Causal inference methods such as instrumental variables, regression discontinuity, and difference-in-differences are widely used to identify and estimate treatment effects. However, when outcomes are qualitative, their application poses fundamental challenges. This paper highlights these challenges and proposes an alternative framework that focuses on well-defined and interpretable estimands. We show that conventional identification assumptions suffice for identifying the new estimands and outline simple, intuitive estimation strategies that remain fully compatible with conventional econometric methods. We provide an accompanying open-source R package, causalQual, which is publicly available on CRAN.

Paper R package
Ordered correlation forest
Di Francesco, R. (2025)
Econometric Reviews, 44(4), 416–432

Empirical studies in various social sciences often involve categorical outcomes with inherent ordering, such as self-evaluations of subjective well-being and self-assessments in health domains. While ordered choice models, such as the ordered logit and ordered probit, are popular tools for analyzing these outcomes, they may impose restrictive parametric and distributional assumptions. This article introduces a novel estimator, the ordered correlation forest, that can naturally handle non linearities in the data and does not assume a specific error term distribution. The proposed estimator modifies a standard random forest splitting criterion to build a collection of forests, each estimating the conditional probability of a single class. Under an “honesty” condition, predictions are consistent and asymptotically normal. The weights induced by each forest are used to obtain standard errors for the predicted probabilities and the covariates’ marginal effects.
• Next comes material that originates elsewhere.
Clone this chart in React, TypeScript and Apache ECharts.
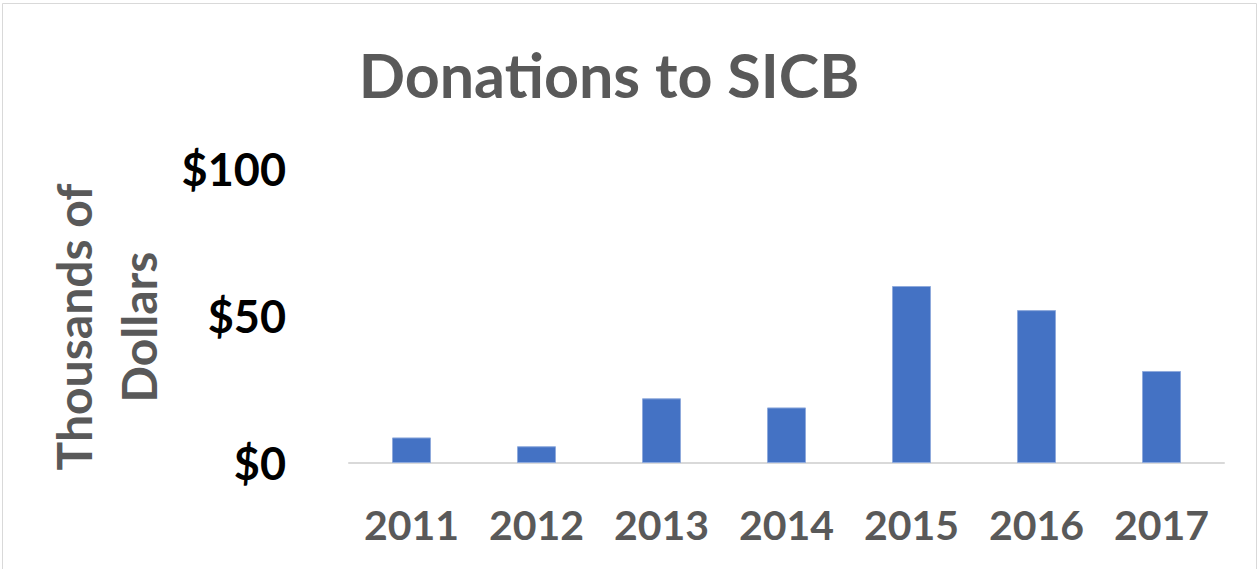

Evidence from synthetic data shows that the proposed estimator features a superior prediction performance than alternative forest-based estimators and demonstrates its ability to construct valid confidence intervals for the covariates’ marginal effects. Comparisons using various real-world data sets further highlight the advantages of forest-based estimators over parametric models in larger samples while showing that the ordered correlation forest remains competitive in smaller samples.

Paper R package

Working papers

Behavioral consequences of sexual orientation disclosure in a large-scale digital environment
Di Francesco, R. & Brox, E. (2026)
arXiv:2403.03649

Many individuals hesitate to disclose their sexual orientation, anticipating that disclosure may alter how others respond to them. At the same time, concealing one's identity can entail substantial personal and social costs. Understanding how others react to sexual orientation disclosure is therefore central to evaluating the broader consequences of coming out. This paper uses an innovative data set from a popular online video game together with a natural experiment to causally identify behavioral responses to sexual minority disclosure. We exploit exogenous variation in the identity of a playable character to identify the effects of coming out on players' revealed preferences for that character across diverse regions globally. Our findings reveal a substantial and persistent negative impact of coming out.